Erosion of income and government intervention are the key concerns affecting GPs’ economic future, according to the most recent Annual AusDoc Jobs job seeker survey.
Key Concerns
Erosion of Income
Major Concern: Nearly 62% of over 500 GPs surveyed cited income erosion as a top economic concern. They feel that their remuneration hasn’t kept pace with increasing practice costs.
Inadequate Remuneration: One GP said, “Remuneration is totally inadequate for the years of medical education and training invested.”
Government Intervention
Medicare Freeze: The second-highest concern is government actions like the Medicare freeze, which has impacted GPs since 2014. The last part of this freeze was lifted only in July 2020.
Bulk Billing Pressure: Over 55% of GPs are concerned about the expectation to bulk bill, with this figure rising to 67.4% for those in corporate practice. One GP expressed frustration, saying, “I don’t feel valued as a GP if I keep getting asked to bulk bill or forced to by the government when my colleagues in other specialties don’t.”
Bulk Billing Issues
High Rates: National bulk billing rates remain high at 89.3%, but this doesn’t mean GPs prefer it. One GP commented, “The government looks at the bulk billing figures and decides GPs want to do it, but it’s a contentious issue.”

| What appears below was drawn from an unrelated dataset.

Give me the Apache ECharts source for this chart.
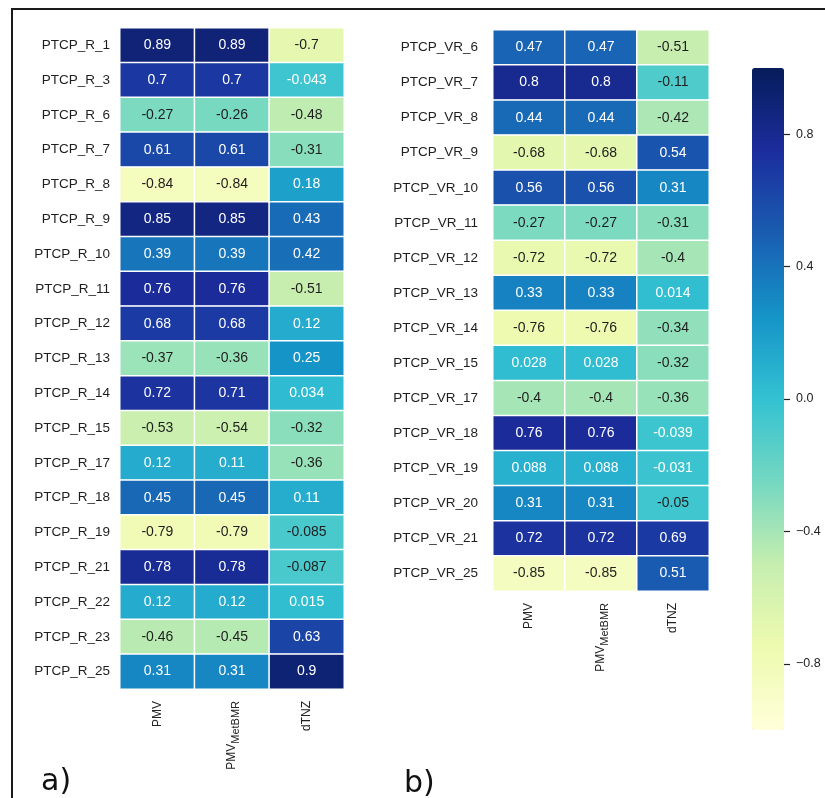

Economic Stress: GPs in lower socio-economic areas feel pressured to bulk bill. A GP from Central Coast NSW shared, “If I stop bulk billing, I might lose half my patients, but I might end up with the same income with half the patients.”
Additional Concerns
Geographic Reclassification
Impact on Income: Continued changes to the eligibility map mean some practices no longer receive regional or district work shortage status benefits, affecting their income. A Central Coast GP noted, “The increase for rural and remote practices affects very few people. The geographic reclassification affects about 7,000 GPs.”

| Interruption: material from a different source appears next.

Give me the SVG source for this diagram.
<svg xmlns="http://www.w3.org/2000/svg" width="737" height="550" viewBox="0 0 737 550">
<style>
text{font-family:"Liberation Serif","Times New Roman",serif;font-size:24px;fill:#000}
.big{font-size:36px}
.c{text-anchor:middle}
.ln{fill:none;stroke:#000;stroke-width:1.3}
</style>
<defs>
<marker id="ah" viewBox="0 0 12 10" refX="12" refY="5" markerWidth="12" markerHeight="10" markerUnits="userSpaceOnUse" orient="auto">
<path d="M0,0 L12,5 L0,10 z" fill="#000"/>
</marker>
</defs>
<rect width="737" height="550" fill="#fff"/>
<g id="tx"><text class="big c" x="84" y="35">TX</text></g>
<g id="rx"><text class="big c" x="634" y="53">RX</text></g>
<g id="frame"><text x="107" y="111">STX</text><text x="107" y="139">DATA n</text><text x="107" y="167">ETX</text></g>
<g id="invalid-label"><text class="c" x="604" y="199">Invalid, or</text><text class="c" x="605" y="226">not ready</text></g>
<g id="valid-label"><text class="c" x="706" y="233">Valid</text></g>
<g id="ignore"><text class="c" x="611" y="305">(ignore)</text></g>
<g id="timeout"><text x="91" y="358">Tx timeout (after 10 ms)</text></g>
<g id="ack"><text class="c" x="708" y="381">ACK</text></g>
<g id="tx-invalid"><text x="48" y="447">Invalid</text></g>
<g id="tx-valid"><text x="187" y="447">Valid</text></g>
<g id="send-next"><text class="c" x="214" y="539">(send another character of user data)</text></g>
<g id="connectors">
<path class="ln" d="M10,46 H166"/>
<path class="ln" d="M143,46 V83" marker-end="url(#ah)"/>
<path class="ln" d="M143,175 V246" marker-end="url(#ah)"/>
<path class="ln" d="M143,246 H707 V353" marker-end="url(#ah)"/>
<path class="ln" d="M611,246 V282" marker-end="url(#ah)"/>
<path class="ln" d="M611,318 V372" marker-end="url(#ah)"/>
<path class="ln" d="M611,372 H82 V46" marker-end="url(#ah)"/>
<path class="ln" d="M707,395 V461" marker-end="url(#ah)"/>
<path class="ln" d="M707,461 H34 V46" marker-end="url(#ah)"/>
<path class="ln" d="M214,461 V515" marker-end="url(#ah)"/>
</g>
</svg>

Encroachment by Other Professions
Role Overlap: Many GPs are concerned about other professions, like pharmacists and nurses, taking on roles traditionally filled by GPs. One GP said, “Pharmacists offering the flu jab seems reasonable, but in some areas, there is clear encroachment on our role.”
Strategies to Offset Economic Fears
Offer a Higher Fee Percentage
Increased Share: Practices can attract GPs by offering a higher percentage of the bulk billing fee. While the average is 70%, some practices offer up to 80%, even just for an introductory period while the new doctor builds up their patient base.
Offer Loyalty Payments
Retention Incentives: Corporate practices could offer loyalty payments or increased commission schemes. For example, a GP’s commission could rise from 65% to 70% after three to five years with the same group.
Share PIP Incentives
Incentive Sharing: Through the Practice Incentives Program (PIP), practice owners receive payments for services like immunisation. Sharing these incentives with GPs can be a significant attraction.
Conclusion
GPs have significant concerns about their economic future, with income erosion and government intervention being the most pressing. By understanding these concerns and offering attractive compensation packages beyond salary, medical practices and recruiters can better attract and retain top GPs.